Marination of a Cook

by

Ginger Hanson

For those of you who think eloping to Ozark doesn't mean commitment, my husband and I will be celebrating our twenty-eighth anniversary tomorrow. Now you might wonder why we eloped to Ozark when we lived in Enterprise. It seemed a little crazy to me, too, but in those days, the Justices of the Peace for Dale and Coffee counties alternated the days they were available to perform marriage ceremonies. We just happened to pick the off night for Coffee County which meant a trip to Ozark.

Don't think our marriage was a spur of the moment decision. We'd had a lot of serious conversations about marriage. One of which centered around food. When my husband-to-be interrupted our discussion of the future to ask me if I could cook, I dodged the question. Rather than answer directly, I told him I could read. I also reminded him I'd taken home economics in high school.
Why clutter the discussion of our future happiness with any fine points? Why mention that it was my sewing talents, not my cooking skills that had saved me in home ec? Why describe the disastrous results of my forays into the kitchen? Hadn't my group partners eaten the unjelled tuna casserole and sugarless sugar cookies without complaint?
Having soothed Bob's fears–he couldn't cook and feared starvation after twenty-one years of his mother's cooking–we marched down the aisle.

Eventually, I had to march into the kitchen. Now you need to understand that I didn't have any real role model for the art of cooking. My mother did it because it was some kind of female requirement, not because she found any real joy in it. Although, I think she liked cooking chocolate cakes because I remember a lot of them.

Looking back, I realize now that my family spent an disproportionate amount of the family's income on food. My father was a child of the Great Depression and though it's hard to separate fact from fiction, I don't think they ate "high on the hog" when he was young. He loved steak and usually grilled us several for a weekend treat. Baked potatoes, roasted that an hour in foil on the charcoals would accompany his favorite side dish of Caesar salad topped with his own cheesy dressing that never tasted the same twice. He also made a great pizza and even tried distilling his own beer when he found out Coffee County was dry.

All of which meant I wasn't too familiar with any section of the meat counter except the one that held steak. That's why Bob and I ate steak every night: Porterhouse, T-bone, bottom round, sirloin, or chuck. They all cooked easily on the broiler, a technique I mastered the first week of marriage. I even developed little household tricks, like lining the pan to cut down on the mess. I was making real progress.

One day my husband asked me if I could cook something different, such as spaghetti. I was crushed. The honeymoon was over. He wanted me in the kitchen cooking delectable meals instead of in the bedroom looking delectable. After meditating for an hour in the locked bedroom, I decided he'd made a reasonable request.
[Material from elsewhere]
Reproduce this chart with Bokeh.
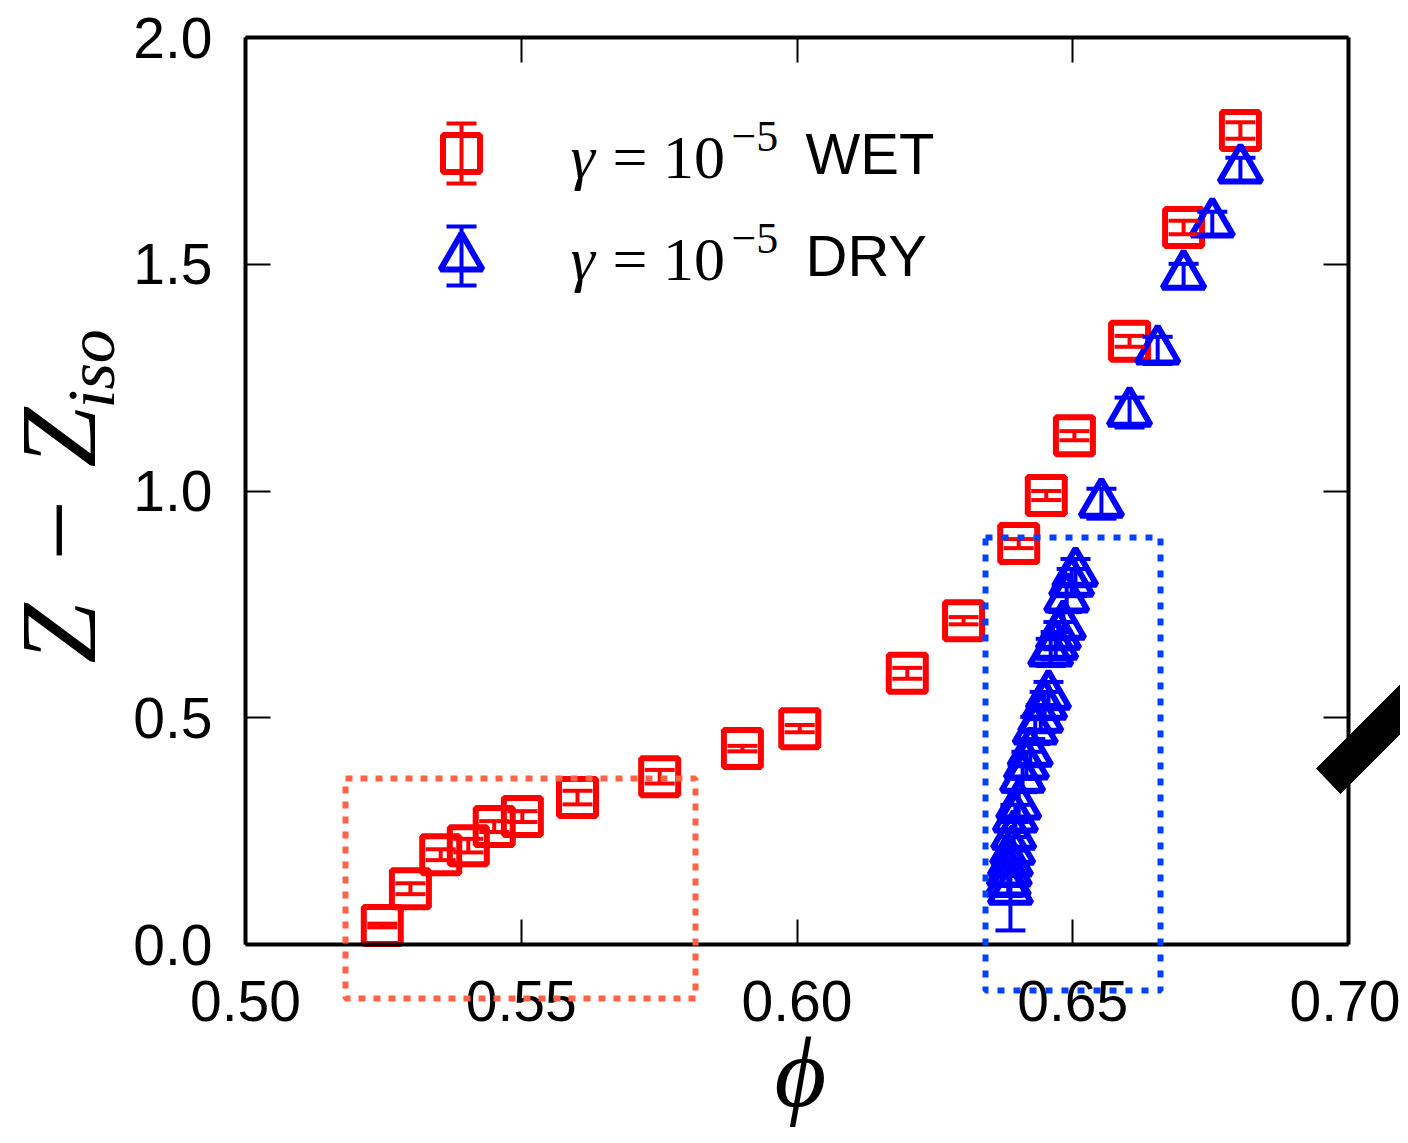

While he slept on the couch that night, I read my cookbook and chose a menu for the great experiment.

At long last, our first non-steak meal was ready. Smiling with culinary anticipation, my husband loaded his plate with pork chops. Plunging his knife into the browned chop, he almost broke his arm when the knife hit the bricklike meat.

All right, I overcooked the chops. But that measly forty minutes didn't seen long enough when faced by trichinosis. Have you seen what those little worms can do to a brain? I have, courtesy of my high school biology teacher. That lesson stuck better than the cooking lessons.

With this failure under my belt, the gauntlet was thrown. I was going to learn how to cook.
Armed with an even bigger cookbook, I began my campaign. On the road to success, I discovered spices–they were constantly mentioned in the recipes so I figured I better get to know them. To my amazement, these handy little jars gave ordinary foods an exotic flavor.

Not more than four feet from the spices, I found the packaged mix display. There in one packet were all the necessary spices in the required quantities to create the pictured meal. Whole new worlds of cooking opened before my dazzled eyes.

Fast on the heels of spices and mixes came the discovery of marinades. I especially enjoyed the ones that used wine. A cup of wine for the marinade and a glass of wine for the marinadee. It was such a tipsy experience I had to limit myself to one marinade a day.

My husband had his cook.

It's been twenty-eight years or 10,000+ meals. Pork chops to chicken chow mein to Thanksgiving turkey, anyway you look at it, that's a lot of cooking. Obviously, I've come a long way from that early conversation about my cooking skills. In fact, I've come so far in the food preparation category that I'm a vegetarian now. I like to look on the bright side: we just drink the wine now and don't waste any on the marinade.